--- begin ---

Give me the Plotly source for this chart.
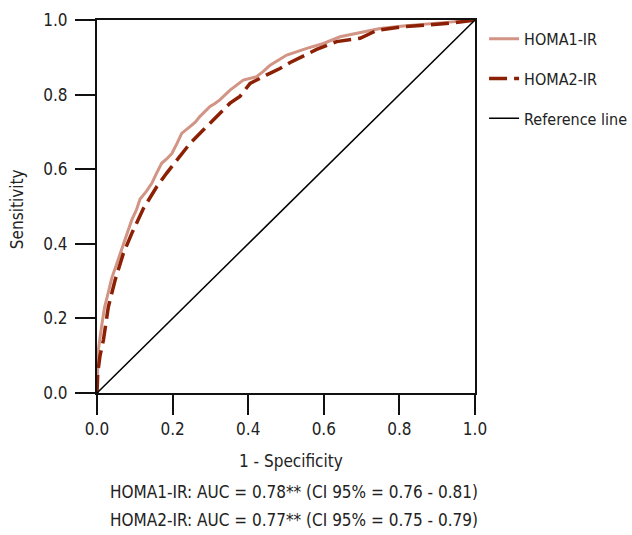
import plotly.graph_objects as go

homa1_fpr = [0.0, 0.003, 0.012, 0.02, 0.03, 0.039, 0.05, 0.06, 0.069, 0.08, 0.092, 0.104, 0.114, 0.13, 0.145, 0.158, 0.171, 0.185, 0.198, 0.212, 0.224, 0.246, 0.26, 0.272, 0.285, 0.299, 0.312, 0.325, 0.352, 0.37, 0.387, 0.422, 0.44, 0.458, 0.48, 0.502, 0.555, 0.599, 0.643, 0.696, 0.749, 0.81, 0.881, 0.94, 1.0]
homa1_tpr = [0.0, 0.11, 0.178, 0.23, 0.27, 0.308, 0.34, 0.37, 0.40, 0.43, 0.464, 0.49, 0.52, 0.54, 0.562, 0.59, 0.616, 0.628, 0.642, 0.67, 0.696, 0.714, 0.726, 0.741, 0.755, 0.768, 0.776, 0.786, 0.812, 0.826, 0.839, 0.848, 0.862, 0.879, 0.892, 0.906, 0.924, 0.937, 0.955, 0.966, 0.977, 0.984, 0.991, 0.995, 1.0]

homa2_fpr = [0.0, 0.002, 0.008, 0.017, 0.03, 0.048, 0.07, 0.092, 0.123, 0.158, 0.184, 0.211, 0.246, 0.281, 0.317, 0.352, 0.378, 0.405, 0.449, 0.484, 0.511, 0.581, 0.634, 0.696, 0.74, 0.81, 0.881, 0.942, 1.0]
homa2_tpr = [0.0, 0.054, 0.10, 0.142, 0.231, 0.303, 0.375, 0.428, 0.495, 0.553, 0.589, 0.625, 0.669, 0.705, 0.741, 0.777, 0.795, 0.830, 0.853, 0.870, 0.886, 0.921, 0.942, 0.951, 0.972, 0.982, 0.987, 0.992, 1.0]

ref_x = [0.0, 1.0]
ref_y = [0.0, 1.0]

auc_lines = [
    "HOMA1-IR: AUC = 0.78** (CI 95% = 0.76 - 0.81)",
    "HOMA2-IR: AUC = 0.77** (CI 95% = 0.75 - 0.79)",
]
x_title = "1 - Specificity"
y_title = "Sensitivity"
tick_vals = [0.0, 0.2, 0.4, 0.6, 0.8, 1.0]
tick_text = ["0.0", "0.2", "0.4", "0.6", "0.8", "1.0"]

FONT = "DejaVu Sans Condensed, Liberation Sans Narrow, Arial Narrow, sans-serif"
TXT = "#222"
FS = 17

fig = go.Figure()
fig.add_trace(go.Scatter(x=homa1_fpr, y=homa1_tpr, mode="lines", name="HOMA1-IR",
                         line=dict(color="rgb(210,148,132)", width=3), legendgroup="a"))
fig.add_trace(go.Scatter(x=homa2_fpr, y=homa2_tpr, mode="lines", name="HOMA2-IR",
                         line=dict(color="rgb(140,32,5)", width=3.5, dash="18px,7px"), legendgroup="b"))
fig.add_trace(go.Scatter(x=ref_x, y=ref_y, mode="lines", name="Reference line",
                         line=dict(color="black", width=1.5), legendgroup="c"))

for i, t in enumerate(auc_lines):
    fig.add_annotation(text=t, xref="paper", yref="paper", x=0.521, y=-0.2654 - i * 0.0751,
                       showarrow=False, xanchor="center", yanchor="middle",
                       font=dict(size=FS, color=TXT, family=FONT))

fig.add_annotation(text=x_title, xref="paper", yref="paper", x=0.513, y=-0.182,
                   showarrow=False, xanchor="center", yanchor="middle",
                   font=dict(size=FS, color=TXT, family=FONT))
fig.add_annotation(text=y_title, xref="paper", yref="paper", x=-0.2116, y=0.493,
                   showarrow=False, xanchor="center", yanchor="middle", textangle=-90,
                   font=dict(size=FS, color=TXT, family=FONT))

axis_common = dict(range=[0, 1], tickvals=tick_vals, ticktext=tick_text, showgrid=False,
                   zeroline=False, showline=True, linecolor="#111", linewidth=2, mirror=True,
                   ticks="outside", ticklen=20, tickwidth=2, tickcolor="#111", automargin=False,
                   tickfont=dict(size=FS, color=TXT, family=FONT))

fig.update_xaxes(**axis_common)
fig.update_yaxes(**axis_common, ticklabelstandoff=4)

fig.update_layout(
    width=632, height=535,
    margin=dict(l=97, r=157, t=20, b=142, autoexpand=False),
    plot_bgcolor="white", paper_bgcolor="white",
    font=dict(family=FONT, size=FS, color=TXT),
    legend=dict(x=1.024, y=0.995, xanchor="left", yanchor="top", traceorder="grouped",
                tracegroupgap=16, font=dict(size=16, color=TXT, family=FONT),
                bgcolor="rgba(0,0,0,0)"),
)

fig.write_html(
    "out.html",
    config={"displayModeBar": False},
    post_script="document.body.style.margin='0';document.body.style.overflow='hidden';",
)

--- end ---

▶ _Instruction_:
Your copy of the data should match it exactly, except that pictures are left out.

▶ _Result for this task_:
Give me the Plotly source for this chart.
import plotly.graph_objects as go

homa1_fpr = [0.0, 0.003, 0.012, 0.02, 0.03, 0.039, 0.05, 0.06, 0.069, 0.08, 0.092, 0.104, 0.114, 0.13, 0.145, 0.158, 0.171, 0.185, 0.198, 0.212, 0.224, 0.246, 0.26, 0.272, 0.285, 0.299, 0.312, 0.325, 0.352, 0.37, 0.387, 0.422, 0.44, 0.458, 0.48, 0.502, 0.555, 0.599, 0.643, 0.696, 0.749, 0.81, 0.881, 0.94, 1.0]
homa1_tpr = [0.0, 0.11, 0.178, 0.23, 0.27, 0.308, 0.34, 0.37, 0.40, 0.43, 0.464, 0.49, 0.52, 0.54, 0.562, 0.59, 0.616, 0.628, 0.642, 0.67, 0.696, 0.714, 0.726, 0.741, 0.755, 0.768, 0.776, 0.786, 0.812, 0.826, 0.839, 0.848, 0.862, 0.879, 0.892, 0.906, 0.924, 0.937, 0.955, 0.966, 0.977, 0.984, 0.991, 0.995, 1.0]

homa2_fpr = [0.0, 0.002, 0.008, 0.017, 0.03, 0.048, 0.07, 0.092, 0.123, 0.158, 0.184, 0.211, 0.246, 0.281, 0.317, 0.352, 0.378, 0.405, 0.449, 0.484, 0.511, 0.581, 0.634, 0.696, 0.74, 0.81, 0.881, 0.942, 1.0]
homa2_tpr = [0.0, 0.054, 0.10, 0.142, 0.231, 0.303, 0.375, 0.428, 0.495, 0.553, 0.589, 0.625, 0.669, 0.705, 0.741, 0.777, 0.795, 0.830, 0.853, 0.870, 0.886, 0.921, 0.942, 0.951, 0.972, 0.982, 0.987, 0.992, 1.0]

ref_x = [0.0, 1.0]
ref_y = [0.0, 1.0]

auc_lines = [
    "HOMA1-IR: AUC = 0.78** (CI 95% = 0.76 - 0.81)",
    "HOMA2-IR: AUC = 0.77** (CI 95% = 0.75 - 0.79)",
]
x_title = "1 - Specificity"
y_title = "Sensitivity"
tick_vals = [0.0, 0.2, 0.4, 0.6, 0.8, 1.0]
tick_text = ["0.0", "0.2", "0.4", "0.6", "0.8", "1.0"]

FONT = "DejaVu Sans Condensed, Liberation Sans Narrow, Arial Narrow, sans-serif"
TXT = "#222"
FS = 17

fig = go.Figure()
fig.add_trace(go.Scatter(x=homa1_fpr, y=homa1_tpr, mode="lines", name="HOMA1-IR",
                         line=dict(color="rgb(210,148,132)", width=3), legendgroup="a"))
fig.add_trace(go.Scatter(x=homa2_fpr, y=homa2_tpr, mode="lines", name="HOMA2-IR",
                         line=dict(color="rgb(140,32,5)", width=3.5, dash="18px,7px"), legendgroup="b"))
fig.add_trace(go.Scatter(x=ref_x, y=ref_y, mode="lines", name="Reference line",
                         line=dict(color="black", width=1.5), legendgroup="c"))

for i, t in enumerate(auc_lines):
    fig.add_annotation(text=t, xref="paper", yref="paper", x=0.521, y=-0.2654 - i * 0.0751,
                       showarrow=False, xanchor="center", yanchor="middle",
                       font=dict(size=FS, color=TXT, family=FONT))

fig.add_annotation(text=x_title, xref="paper", yref="paper", x=0.513, y=-0.182,
                   showarrow=False, xanchor="center", yanchor="middle",
                   font=dict(size=FS, color=TXT, family=FONT))
fig.add_annotation(text=y_title, xref="paper", yref="paper", x=-0.2116, y=0.493,
                   showarrow=False, xanchor="center", yanchor="middle", textangle=-90,
                   font=dict(size=FS, color=TXT, family=FONT))

axis_common = dict(range=[0, 1], tickvals=tick_vals, ticktext=tick_text, showgrid=False,
                   zeroline=False, showline=True, linecolor="#111", linewidth=2, mirror=True,
                   ticks="outside", ticklen=20, tickwidth=2, tickcolor="#111", automargin=False,
                   tickfont=dict(size=FS, color=TXT, family=FONT))

fig.update_xaxes(**axis_common)
fig.update_yaxes(**axis_common, ticklabelstandoff=4)

fig.update_layout(
    width=632, height=535,
    margin=dict(l=97, r=157, t=20, b=142, autoexpand=False),
    plot_bgcolor="white", paper_bgcolor="white",
    font=dict(family=FONT, size=FS, color=TXT),
    legend=dict(x=1.024, y=0.995, xanchor="left", yanchor="top", traceorder="grouped",
                tracegroupgap=16, font=dict(size=16, color=TXT, family=FONT),
                bgcolor="rgba(0,0,0,0)"),
)

fig.write_html(
    "out.html",
    config={"displayModeBar": False},
    post_script="document.body.style.margin='0';document.body.style.overflow='hidden';",
)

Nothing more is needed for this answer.